К чести его должен сказать, что этот безмозглый приказ он выполнять не стал.
- А вы, что здесь делаете? - Спросил он неожиданно, увидев меня.
- Слушаю вас.
Он не ждал такого прямого ответа, просто не привык к такому. Не знаю, чем он ему показался, и как он меня воспринял. Но гибким чиновничьим умом своим он понял, что я не утенок.
- Идите работать. – Приказал он.
У меня хватило ума промолчать. Я повернулся и пошел к своим.
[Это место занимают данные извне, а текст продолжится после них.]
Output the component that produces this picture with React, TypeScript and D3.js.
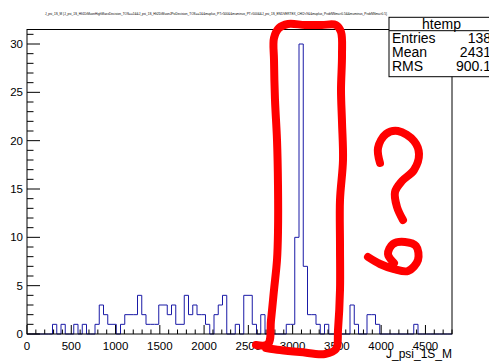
import React from 'react';
import * as d3 from 'd3';

const width = 489;
const height = 364;
const frame = { left: 27, right: 452, top: 29.5, bottom: 334 };

// htemp binning
const xMin = 0;
const xMax = 4800;
const nBins = 100;
const yMax = 31.5;

// non-empty bins (bin index) and their entries
const filledBins = [6, 8, 11, 13, 16, 17, 18, 19, 20, 22, 23, 24, 25, 26, 27, 28, 29, 30, 31, 32, 33, 34, 35, 36, 37, 38, 39, 40, 41, 42, 44, 45, 46, 49, 51, 52, 53, 55, 61, 62, 63, 64, 65, 66, 67, 68, 70, 76, 77, 80, 81, 82, 91];
const filledCounts = [1, 1, 1, 1, 1, 3, 2, 1, 1, 1, 2, 2, 2, 4, 2, 1, 1, 1, 3, 3, 2, 3, 1, 1, 4, 2, 3, 2, 2, 1, 2, 3, 4, 1, 4, 4, 1, 2, 1, 1, 10, 30, 7, 2, 2, 1, 1, 3, 1, 2, 2, 1, 1];

const xTickLabels = ['0', '500', '1000', '1500', '2000', '2500', '3000', '3500', '4000', '4500'];
const yTickLabels = ['0', '5', '10', '15', '20', '25', '30'];

const xTitle = 'J_psi_1S_M';
const plotTitle = 'J_psi_1S_M {J_psi_1S_Hlt1DiMuonHighMassDecision_TOS==1&&J_psi_1S_Hlt2DiMuonJPsiDecision_TOS==1&&muplus_PT>500&&muminus_PT>500&&J_psi_1S_ENDVERTEX_CHI2<9&&muplus_ProbNNmu>0.5&&muminus_ProbNNmu>0.5}';

const statsName = 'htemp';
const statsKeys = ['Entries', 'Mean', 'RMS'];
const statsValues = ['138', '2431', '900.1'];

const font = '"Liberation Sans", Arial, Helvetica, sans-serif';

const App = () => {
  const xScale = d3.scaleLinear().domain([xMin, xMax]).range([frame.left, frame.right]);
  const yScale = d3.scaleLinear().domain([0, yMax]).range([frame.bottom, frame.top]);
  const binWidth = (xMax - xMin) / nBins;

  // full list of bin contents
  const counts = d3.range(nBins).map(() => 0);
  filledBins.forEach((b, i) => { counts[b] = filledCounts[i]; });

  // outline like ROOT's default histogram drawing
  const pts: [number, number][] = [[xMin, 0]];
  counts.forEach((c, i) => pts.push([xMin + i * binWidth, c]));
  pts.push([xMax, counts[nBins - 1]]);
  pts.push([xMax, 0]);
  const outline = d3.line<[number, number]>()
    .x(d => xScale(d[0]))
    .y(d => yScale(d[1]))
    .curve(d3.curveStepAfter)(pts);

  const xMajor = xTickLabels.map(Number);
  const xMinor = d3.range(0, xMax + 1, 100);
  const yMajor = yTickLabels.map(Number);
  const yMinor = d3.range(0, 32, 1);

  // hand drawn red marks on top of the plot
  const line = d3.line().curve(d3.curveCatmullRom.alpha(0.5));
  const loop: [number, number][] = [[256, 345], [268, 344], [271, 320], [274, 290], [277, 260], [278, 232], [278, 185], [277, 140], [275, 100], [274, 60], [274, 38], [279, 28], [288, 24], [305, 25], [322, 25], [336, 25], [341, 32], [342, 55], [341, 90], [342, 122], [343, 160], [340, 200], [340, 245], [340, 290], [338, 330], [336, 349], [325, 354], [300, 352], [280, 350], [266, 348]];
  const question: [number, number][] = [[380, 163], [378, 148], [386, 134], [398, 131], [414, 141], [419, 154], [414, 170], [402, 181], [395, 192], [397, 207], [403, 220]];
  const six: [number, number][] = [[368, 257], [380, 264], [394, 269], [408, 271], [418, 260], [416, 246], [405, 242], [393, 244], [388, 254], [394, 263]];

  const sx = { left: 389, top: 17.3, right: 494, head: 30.7, bottom: 76.7 };

  return (
    <svg width={width} height={height} style={{ position: 'fixed', left: 0, top: 0, background: '#fff' }}>
      <rect x={0} y={0} width={width} height={height} fill='#fff' />

      {/* title */}
      <text x={45} y={14.5} fontFamily={font} fontSize={4} textLength={342} lengthAdjust='spacingAndGlyphs' fill='#000'>{plotTitle}</text>

      {/* histogram */}
      <path d={outline || ''} fill='none' stroke='#1a1aa6' strokeWidth={1} />

      {/* frame */}
      <rect x={frame.left} y={frame.top} width={frame.right - frame.left} height={frame.bottom - frame.top} fill='none' stroke='#000' strokeWidth={1} />

      {/* x axis */}
      <g>
        {xMinor.map(v => (
          <line key={'xm' + v} x1={xScale(v)} x2={xScale(v)} y1={frame.bottom} y2={frame.bottom - (v % 500 === 0 ? 9 : 4.5)} stroke='#000' strokeWidth={1} />
        ))}
        {xMajor.map((v, i) => (
          <text key={'xl' + v} x={xScale(v)} y={350} textAnchor='middle' fontFamily={font} fontSize={11.5}>{xTickLabels[i]}</text>
        ))}
        <text x={frame.right} y={358} textAnchor='end' fontFamily={font} fontSize={12}>{xTitle}</text>
      </g>

      {/* y axis */}
      <g>
        {yMinor.map(v => (
          <line key={'ym' + v} x1={frame.left} x2={frame.left + (v % 5 === 0 ? 13 : 6.5)} y1={yScale(v)} y2={yScale(v)} stroke='#000' strokeWidth={1} />
        ))}
        {yMajor.map((v, i) => (
          <text key={'yl' + v} x={23} y={yScale(v) + 4} textAnchor='end' fontFamily={font} fontSize={11.5}>{yTickLabels[i]}</text>
        ))}
      </g>

      {/* stats box */}
      <g fontFamily={font} fontSize={14}>
        <rect x={sx.left} y={sx.top} width={sx.right - sx.left} height={sx.bottom - sx.top} fill='#fff' stroke='#000' strokeWidth={1} />
        <line x1={sx.left} x2={sx.right} y1={sx.head} y2={sx.head} stroke='#000' strokeWidth={1} />
        <text x={(sx.left + sx.right) / 2} y={28.5} textAnchor='middle'>{statsName}</text>
        {statsKeys.map((k, i) => (
          <g key={k}>
            <text x={392} y={43.3 + i * 13.7}>{k}</text>
            <text x={491} y={43.3 + i * 13.7} textAnchor='end'>{statsValues[i]}</text>
          </g>
        ))}
      </g>

      {/* red annotation */}
      <g fill='none' stroke='#ff0000' strokeWidth={8} strokeLinecap='round' strokeLinejoin='round'>
        <path d={line(loop) || ''} />
        <path d={line(question) || ''} />
        <path d={line(six) || ''} />
      </g>
    </svg>
  );
};

export default App;
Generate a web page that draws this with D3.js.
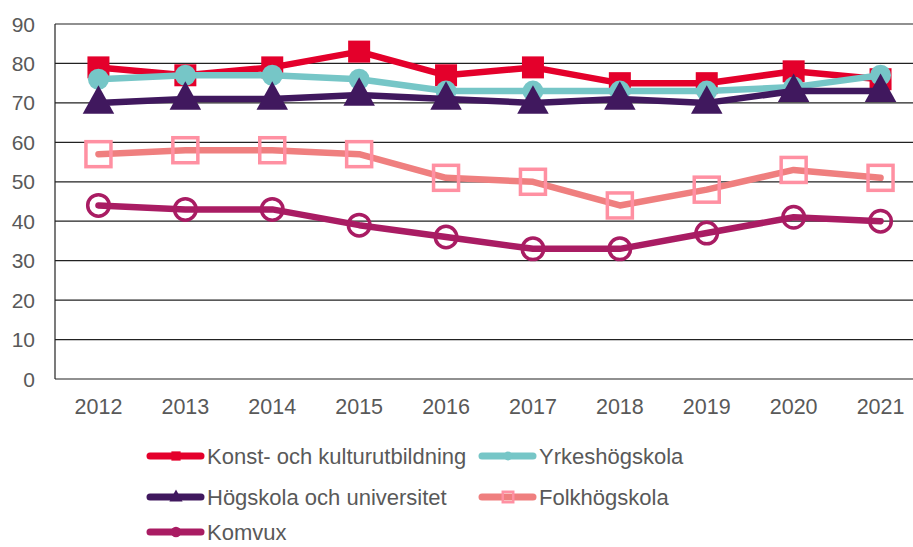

Подслушанный ненароком разговор вызвал у меня смешанные чувства, главным из которых было острое чувство стыда за комсомольский энтузиазм, который двигал мною последние дни. И еще я именно тогда особенно четко понял, что когда-нибудь под этой властью, а вместе с ней и под нами всеми провалится земля. Ждать этого оставалось долгие двенадцать лет. За это время они еще успели устроить нам Афган, южнокорейский Боинг, Чернобыль и черт знает, что еще по мелочам. Поэтому сегодня, когда я иной раз слышу, что Союз развалили предатель Горбачев и алкоголик Ельцын, я как тогда поворачиваюсь и ухожу. Что с идиотами спорить.